Source excerpt:
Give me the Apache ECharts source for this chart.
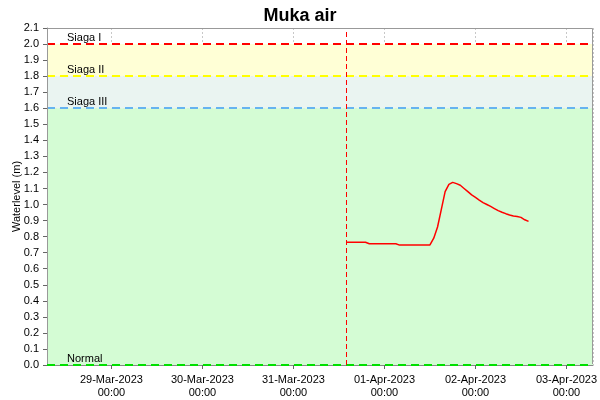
<!DOCTYPE html>
<html lang="en">
<head>
    <meta charset="UTF-8">
    <title>Muka air</title>
    <script src="https://cdn.jsdelivr.net/npm/echarts@6/dist/echarts.min.js"></script>
    <style>
        html, body { margin: 0; padding: 0; background: #fff; }
        #chart { width: 600px; height: 400px; }
    </style>
</head>
<body>
<div id="chart"></div>
<script type="text/javascript">
    // hourly readings starting 31-Mar-2023 14:00
    var startTime = [2023, 2, 31, 14];
    var levels = [
        0.765, 0.765, 0.765, 0.765, 0.765, 0.765,
        0.756, 0.756, 0.756, 0.756, 0.756, 0.756, 0.756, 0.756,
        0.747, 0.747, 0.747, 0.747, 0.747, 0.747, 0.747, 0.747, 0.748,
        0.79, 0.86, 0.97, 1.08, 1.126, 1.138, 1.13, 1.12,
        1.10, 1.08, 1.06, 1.045, 1.028, 1.012, 1.0, 0.988,
        0.975, 0.962, 0.952, 0.943, 0.935, 0.928, 0.926, 0.92, 0.905, 0.895
    ];
    var thresholdNames = ['Siaga I', 'Siaga II', 'Siaga III', 'Normal'];
    var thresholdValues = [2.0, 1.8, 1.6, 0.0];
    var thresholdColors = ['#ff0000', '#ffff00', '#66b3f0', '#00e000'];
    var bandColors = ['#ffffd6', '#eaf4f1', '#d4fcd4'];
    var months = ['Jan','Feb','Mar','Apr','May','Jun','Jul','Aug','Sep','Oct','Nov','Dec'];

    var t0 = new Date(startTime[0], startTime[1], startTime[2], startTime[3]).getTime();
    var data = [];
    for (var i = 0; i < levels.length; i++) {
        data.push([t0 + i * 3600000, levels[i]]);
    }
    var xMin = new Date(2023, 2, 28, 7).getTime();
    var xMax = new Date(2023, 3, 3, 7).getTime();

    function pad(n) { return (n < 10 ? '0' : '') + n; }

    var markLines = [];
    for (var i = 0; i < thresholdValues.length; i++) {
        markLines.push({
            yAxis: thresholdValues[i],
            lineStyle: { color: thresholdColors[i], type: [8, 5], width: 2 },
            label: { formatter: thresholdNames[i] }
        });
    }
    markLines.push({
        xAxis: t0,
        itemStyle: { color: '#ff0000' },
        lineStyle: { color: '#ff0000', type: [5, 3], width: 1, opacity: 1 },
        label: { show: false }
    });

    var bands = [];
    for (var i = 0; i < bandColors.length; i++) {
        bands.push([
            { yAxis: thresholdValues[i + 1], itemStyle: { color: bandColors[i] } },
            { yAxis: thresholdValues[i] }
        ]);
    }

    var myChart = echarts.init(document.getElementById('chart'));
    var option = {
        animation: false,
        textStyle: { fontFamily: 'Liberation Sans, Arial, sans-serif' },
        title: {
            text: 'Muka air',
            left: 'center',
            top: 2,
            textStyle: { fontSize: 18, fontWeight: 'bold', color: '#000' }
        },
        grid: {
            left: 47, right: 7, top: 28, bottom: 35,
            containLabel: false, outerBoundsMode: 'none'
        },
        // plot frame (left, top, right) drawn above the coloured bands
        graphic: [{
            type: 'polyline',
            shape: { points: [[47.5, 364], [47.5, 28.5], [592.5, 28.5], [592.5, 364]] },
            style: { fill: null, stroke: '#999', lineWidth: 1 },
            silent: true,
            z: 100
        }],
        xAxis: {
            type: 'time',
            min: xMin,
            max: xMax,
            minInterval: 86400000,
            maxInterval: 86400000,
            axisLine: { lineStyle: { color: '#888' } },
            axisTick: { show: true, length: 4, lineStyle: { color: '#666' } },
            axisLabel: {
                color: '#000',
                fontSize: 11,
                lineHeight: 13,
                hideOverlap: false,
                showMinLabel: false,
                showMaxLabel: false,
                formatter: function (v) {
                    var d = new Date(v);
                    return pad(d.getDate()) + '-' + months[d.getMonth()] + '-' + d.getFullYear() +
                        '\n' + pad(d.getHours()) + ':' + pad(d.getMinutes());
                }
            },
            splitLine: { show: true, lineStyle: { color: '#c8c8c8', type: [2, 2] } }
        },
        yAxis: {
            type: 'value',
            min: 0,
            max: 2.1,
            interval: 0.1,
            name: 'Waterlevel (m)',
            nameLocation: 'middle',
            nameGap: 25,
            nameMoveOverlap: false,
            nameTextStyle: { color: '#000', fontSize: 11 },
            axisLine: { show: true, lineStyle: { color: '#888' } },
            axisTick: { show: true, length: 4, lineStyle: { color: '#666' } },
            axisLabel: {
                color: '#000',
                fontSize: 11,
                formatter: function (v) { return v.toFixed(1); }
            },
            splitLine: { show: true, lineStyle: { color: '#dcdcdc', type: [2, 2] } }
        },
        series: [
            {
                name: 'Waterlevel',
                type: 'line',
                data: data,
                showSymbol: false,
                lineStyle: { color: '#ff0000', width: 1.5 },
                z: 5,
                markArea: {
                    silent: true,
                    data: bands
                },
                markLine: {
                    silent: true,
                    symbol: 'none',
                    label: {
                        position: 'insideStartTop',
                        distance: [20, 1],
                        color: '#000',
                        fontSize: 11
                    },
                    data: markLines
                }
            }
        ]
    };
    myChart.setOption(option);
</script>
</body>
</html>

Directive:
Quote the data above in full, leaving out the pictures it holds.

Answer:
Give me the Apache ECharts source for this chart.
<!DOCTYPE html>
<html lang="en">
<head>
    <meta charset="UTF-8">
    <title>Muka air</title>
    <script src="https://cdn.jsdelivr.net/npm/echarts@6/dist/echarts.min.js"></script>
    <style>
        html, body { margin: 0; padding: 0; background: #fff; }
        #chart { width: 600px; height: 400px; }
    </style>
</head>
<body>
<div id="chart"></div>
<script type="text/javascript">
    // hourly readings starting 31-Mar-2023 14:00
    var startTime = [2023, 2, 31, 14];
    var levels = [
        0.765, 0.765, 0.765, 0.765, 0.765, 0.765,
        0.756, 0.756, 0.756, 0.756, 0.756, 0.756, 0.756, 0.756,
        0.747, 0.747, 0.747, 0.747, 0.747, 0.747, 0.747, 0.747, 0.748,
        0.79, 0.86, 0.97, 1.08, 1.126, 1.138, 1.13, 1.12,
        1.10, 1.08, 1.06, 1.045, 1.028, 1.012, 1.0, 0.988,
        0.975, 0.962, 0.952, 0.943, 0.935, 0.928, 0.926, 0.92, 0.905, 0.895
    ];
    var thresholdNames = ['Siaga I', 'Siaga II', 'Siaga III', 'Normal'];
    var thresholdValues = [2.0, 1.8, 1.6, 0.0];
    var thresholdColors = ['#ff0000', '#ffff00', '#66b3f0', '#00e000'];
    var bandColors = ['#ffffd6', '#eaf4f1', '#d4fcd4'];
    var months = ['Jan','Feb','Mar','Apr','May','Jun','Jul','Aug','Sep','Oct','Nov','Dec'];

    var t0 = new Date(startTime[0], startTime[1], startTime[2], startTime[3]).getTime();
    var data = [];
    for (var i = 0; i < levels.length; i++) {
        data.push([t0 + i * 3600000, levels[i]]);
    }
    var xMin = new Date(2023, 2, 28, 7).getTime();
    var xMax = new Date(2023, 3, 3, 7).getTime();

    function pad(n) { return (n < 10 ? '0' : '') + n; }

    var markLines = [];
    for (var i = 0; i < thresholdValues.length; i++) {
        markLines.push({
            yAxis: thresholdValues[i],
            lineStyle: { color: thresholdColors[i], type: [8, 5], width: 2 },
            label: { formatter: thresholdNames[i] }
        });
    }
    markLines.push({
        xAxis: t0,
        itemStyle: { color: '#ff0000' },
        lineStyle: { color: '#ff0000', type: [5, 3], width: 1, opacity: 1 },
        label: { show: false }
    });

    var bands = [];
    for (var i = 0; i < bandColors.length; i++) {
        bands.push([
            { yAxis: thresholdValues[i + 1], itemStyle: { color: bandColors[i] } },
            { yAxis: thresholdValues[i] }
        ]);
    }

    var myChart = echarts.init(document.getElementById('chart'));
    var option = {
        animation: false,
        textStyle: { fontFamily: 'Liberation Sans, Arial, sans-serif' },
        title: {
            text: 'Muka air',
            left: 'center',
            top: 2,
            textStyle: { fontSize: 18, fontWeight: 'bold', color: '#000' }
        },
        grid: {
            left: 47, right: 7, top: 28, bottom: 35,
            containLabel: false, outerBoundsMode: 'none'
        },
        // plot frame (left, top, right) drawn above the coloured bands
        graphic: [{
            type: 'polyline',
            shape: { points: [[47.5, 364], [47.5, 28.5], [592.5, 28.5], [592.5, 364]] },
            style: { fill: null, stroke: '#999', lineWidth: 1 },
            silent: true,
            z: 100
        }],
        xAxis: {
            type: 'time',
            min: xMin,
            max: xMax,
            minInterval: 86400000,
            maxInterval: 86400000,
            axisLine: { lineStyle: { color: '#888' } },
            axisTick: { show: true, length: 4, lineStyle: { color: '#666' } },
            axisLabel: {
                color: '#000',
                fontSize: 11,
                lineHeight: 13,
                hideOverlap: false,
                showMinLabel: false,
                showMaxLabel: false,
                formatter: function (v) {
                    var d = new Date(v);
                    return pad(d.getDate()) + '-' + months[d.getMonth()] + '-' + d.getFullYear() +
                        '\n' + pad(d.getHours()) + ':' + pad(d.getMinutes());
                }
            },
            splitLine: { show: true, lineStyle: { color: '#c8c8c8', type: [2, 2] } }
        },
        yAxis: {
            type: 'value',
            min: 0,
            max: 2.1,
            interval: 0.1,
            name: 'Waterlevel (m)',
            nameLocation: 'middle',
            nameGap: 25,
            nameMoveOverlap: false,
            nameTextStyle: { color: '#000', fontSize: 11 },
            axisLine: { show: true, lineStyle: { color: '#888' } },
            axisTick: { show: true, length: 4, lineStyle: { color: '#666' } },
            axisLabel: {
                color: '#000',
                fontSize: 11,
                formatter: function (v) { return v.toFixed(1); }
            },
            splitLine: { show: true, lineStyle: { color: '#dcdcdc', type: [2, 2] } }
        },
        series: [
            {
                name: 'Waterlevel',
                type: 'line',
                data: data,
                showSymbol: false,
                lineStyle: { color: '#ff0000', width: 1.5 },
                z: 5,
                markArea: {
                    silent: true,
                    data: bands
                },
                markLine: {
                    silent: true,
                    symbol: 'none',
                    label: {
                        position: 'insideStartTop',
                        distance: [20, 1],
                        color: '#000',
                        fontSize: 11
                    },
                    data: markLines
                }
            }
        ]
    };
    myChart.setOption(option);
</script>
</body>
</html>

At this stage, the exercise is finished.